Hello! I’m Jeremy and I’m new here! I began as the Minister of Discipleship on July 1st, and with being new comes moving boxes, unpacking, arranging, re-arranging…and welcome moments of leisure.
In one of those leisure moments, I viewed the latest Spiderman movie (The Amazing Spiderman 2012) with a friend. As with most comic book adaptions, the movie tried to keep to the tradition of having a moral element to it: a lesson for pre-teens and teens to likely give as an reason for viewing the movie. In this Spiderman movie, the moral element was kind of like the Liberty Mutual commercials or the movie Pay It Forward (2000)…whenever we do good for another person, that person passes on that good to someone else. In the movie, the father of a child that Spiderman saved later helps Spiderman in a critical moment to win the day.

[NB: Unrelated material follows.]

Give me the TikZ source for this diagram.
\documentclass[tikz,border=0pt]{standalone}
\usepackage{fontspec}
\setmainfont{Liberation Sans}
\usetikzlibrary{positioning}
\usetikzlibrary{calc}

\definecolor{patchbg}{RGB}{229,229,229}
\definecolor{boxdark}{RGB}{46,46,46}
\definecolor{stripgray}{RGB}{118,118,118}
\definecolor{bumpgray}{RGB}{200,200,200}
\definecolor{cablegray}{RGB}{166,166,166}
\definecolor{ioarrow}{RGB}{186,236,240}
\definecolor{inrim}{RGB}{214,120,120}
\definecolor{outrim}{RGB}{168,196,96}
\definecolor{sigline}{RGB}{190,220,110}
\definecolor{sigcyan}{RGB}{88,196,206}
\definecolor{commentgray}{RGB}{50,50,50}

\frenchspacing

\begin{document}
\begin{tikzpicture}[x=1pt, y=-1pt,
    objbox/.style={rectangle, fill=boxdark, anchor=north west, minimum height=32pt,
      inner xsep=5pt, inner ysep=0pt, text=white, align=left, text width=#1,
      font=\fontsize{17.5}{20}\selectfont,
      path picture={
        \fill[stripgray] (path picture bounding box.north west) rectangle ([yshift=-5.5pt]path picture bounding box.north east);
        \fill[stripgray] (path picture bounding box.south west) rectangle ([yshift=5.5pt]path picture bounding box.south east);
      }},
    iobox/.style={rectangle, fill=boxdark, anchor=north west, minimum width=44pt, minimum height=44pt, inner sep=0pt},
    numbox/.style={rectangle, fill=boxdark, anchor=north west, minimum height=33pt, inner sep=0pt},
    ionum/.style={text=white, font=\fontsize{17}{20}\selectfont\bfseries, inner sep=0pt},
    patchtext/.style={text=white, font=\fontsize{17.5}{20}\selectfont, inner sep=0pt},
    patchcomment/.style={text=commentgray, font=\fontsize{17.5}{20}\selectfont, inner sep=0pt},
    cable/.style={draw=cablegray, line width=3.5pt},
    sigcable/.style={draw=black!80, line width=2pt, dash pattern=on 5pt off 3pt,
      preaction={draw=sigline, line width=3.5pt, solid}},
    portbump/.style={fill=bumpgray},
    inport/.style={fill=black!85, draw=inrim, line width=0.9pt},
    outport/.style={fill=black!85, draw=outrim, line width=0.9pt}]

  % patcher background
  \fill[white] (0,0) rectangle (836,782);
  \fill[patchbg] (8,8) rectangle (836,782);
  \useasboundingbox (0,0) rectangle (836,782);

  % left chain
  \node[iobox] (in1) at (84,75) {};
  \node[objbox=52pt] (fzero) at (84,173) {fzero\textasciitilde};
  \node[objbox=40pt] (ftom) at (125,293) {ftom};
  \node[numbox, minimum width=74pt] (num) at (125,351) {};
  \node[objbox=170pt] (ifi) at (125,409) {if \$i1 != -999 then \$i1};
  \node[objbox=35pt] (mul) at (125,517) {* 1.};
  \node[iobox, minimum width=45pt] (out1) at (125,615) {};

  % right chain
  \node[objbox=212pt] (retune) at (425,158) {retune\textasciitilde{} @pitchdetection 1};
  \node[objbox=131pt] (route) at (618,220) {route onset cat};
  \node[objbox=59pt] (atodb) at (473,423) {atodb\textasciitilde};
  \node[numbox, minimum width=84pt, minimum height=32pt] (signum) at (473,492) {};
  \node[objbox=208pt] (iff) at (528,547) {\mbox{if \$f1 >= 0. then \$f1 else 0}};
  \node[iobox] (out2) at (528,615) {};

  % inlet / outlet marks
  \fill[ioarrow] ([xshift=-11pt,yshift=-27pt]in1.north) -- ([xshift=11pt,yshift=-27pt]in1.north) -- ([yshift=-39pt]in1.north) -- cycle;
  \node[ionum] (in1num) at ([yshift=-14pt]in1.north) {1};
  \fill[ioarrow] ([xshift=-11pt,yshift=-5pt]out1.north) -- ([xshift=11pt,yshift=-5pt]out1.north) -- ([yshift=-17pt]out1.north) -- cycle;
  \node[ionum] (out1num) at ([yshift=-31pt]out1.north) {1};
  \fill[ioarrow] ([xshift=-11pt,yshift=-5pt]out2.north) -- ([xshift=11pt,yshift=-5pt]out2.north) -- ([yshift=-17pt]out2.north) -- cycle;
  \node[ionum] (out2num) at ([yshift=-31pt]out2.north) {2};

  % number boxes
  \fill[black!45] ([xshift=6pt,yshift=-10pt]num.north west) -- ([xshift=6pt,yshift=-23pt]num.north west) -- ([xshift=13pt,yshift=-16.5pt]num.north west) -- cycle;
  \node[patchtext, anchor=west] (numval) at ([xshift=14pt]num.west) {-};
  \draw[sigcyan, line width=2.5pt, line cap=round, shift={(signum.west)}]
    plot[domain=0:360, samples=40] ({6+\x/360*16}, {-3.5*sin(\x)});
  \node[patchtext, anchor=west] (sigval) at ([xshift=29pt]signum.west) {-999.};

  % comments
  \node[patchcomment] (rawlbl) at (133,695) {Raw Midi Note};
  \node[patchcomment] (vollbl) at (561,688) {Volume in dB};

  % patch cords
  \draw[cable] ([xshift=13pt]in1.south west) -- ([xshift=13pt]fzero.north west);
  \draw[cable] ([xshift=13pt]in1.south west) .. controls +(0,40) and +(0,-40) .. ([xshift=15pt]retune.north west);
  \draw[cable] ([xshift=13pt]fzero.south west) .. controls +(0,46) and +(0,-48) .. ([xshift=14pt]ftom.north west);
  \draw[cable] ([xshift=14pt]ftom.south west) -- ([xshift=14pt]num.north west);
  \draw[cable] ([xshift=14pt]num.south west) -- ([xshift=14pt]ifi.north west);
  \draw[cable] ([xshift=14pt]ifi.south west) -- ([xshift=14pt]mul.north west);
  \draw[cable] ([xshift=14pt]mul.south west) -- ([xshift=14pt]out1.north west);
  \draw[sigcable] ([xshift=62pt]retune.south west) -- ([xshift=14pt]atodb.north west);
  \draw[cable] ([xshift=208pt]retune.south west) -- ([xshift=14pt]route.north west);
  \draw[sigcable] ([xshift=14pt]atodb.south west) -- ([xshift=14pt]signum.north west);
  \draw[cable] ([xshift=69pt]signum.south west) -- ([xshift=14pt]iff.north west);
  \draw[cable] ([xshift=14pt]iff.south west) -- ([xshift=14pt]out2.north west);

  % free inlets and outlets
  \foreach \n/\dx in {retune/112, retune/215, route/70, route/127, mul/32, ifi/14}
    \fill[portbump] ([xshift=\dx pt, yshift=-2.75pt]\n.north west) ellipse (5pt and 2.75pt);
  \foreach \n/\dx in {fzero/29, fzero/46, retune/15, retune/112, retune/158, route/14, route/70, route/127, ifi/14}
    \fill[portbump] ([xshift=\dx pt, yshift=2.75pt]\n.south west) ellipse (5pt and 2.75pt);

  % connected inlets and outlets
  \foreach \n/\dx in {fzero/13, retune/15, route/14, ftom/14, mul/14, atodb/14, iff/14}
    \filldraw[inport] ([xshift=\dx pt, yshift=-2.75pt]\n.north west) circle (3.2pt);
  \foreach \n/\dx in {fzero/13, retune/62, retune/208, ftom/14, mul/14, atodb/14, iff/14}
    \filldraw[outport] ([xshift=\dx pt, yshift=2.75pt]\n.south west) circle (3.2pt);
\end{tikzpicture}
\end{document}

It occurred to me that Spiderman was helped by an unknown community. While often the web-slinging hero feels alone and demonized by society, there’s a subgroup of people who have been directly affected by Spiderman’s helpfulness. And often, just when the movie seems like Spiderman will fail and evil will win the day, this unknown community steps up and helps support Spiderman through the dark times.
While few of us can shoot spiderwebs from our wrists, all of us can contribute to an unknown community at First United Methodist Church in Portland.
- Whenever we hear of a prayer request, we can offer prayers daily, send off an email or a letter to the afflicted, or check with the church to see how we might be of help to that person.
- Whenever we see our leaders needing help with something, we can volunteer, come in and process with the leadership, and champion a solution rather than critique the problem.
- Whenever we see problems in our city, we can start asking questions of our neighbors, organizations, churches and leaders. We can seek justice, no matter how “ordinary” a person we might feel we are.
- Whenever we feel alone, we can get together with others for breakfast, brunch, coffee, or dinner, and be reminded of the joys of community and the needs for accountability to one another.
These actions are rarely acknowledged and rarely rewarded. But once you are part of this unknown community, the community with no names that does actions of grace and mercy without expectation of return, you are a superhero indeed. And in these difficult times of economic distress, family dysfunctions, and the divide between the rich and poor growing ever wider, we need heroes like never before.
Whether your name is known or not, the unknown community at First UMC is terrific and already in place. Won’t you join this week? It’s a superhero group without membership fees and without skintight costumes, and you’ll fit right in.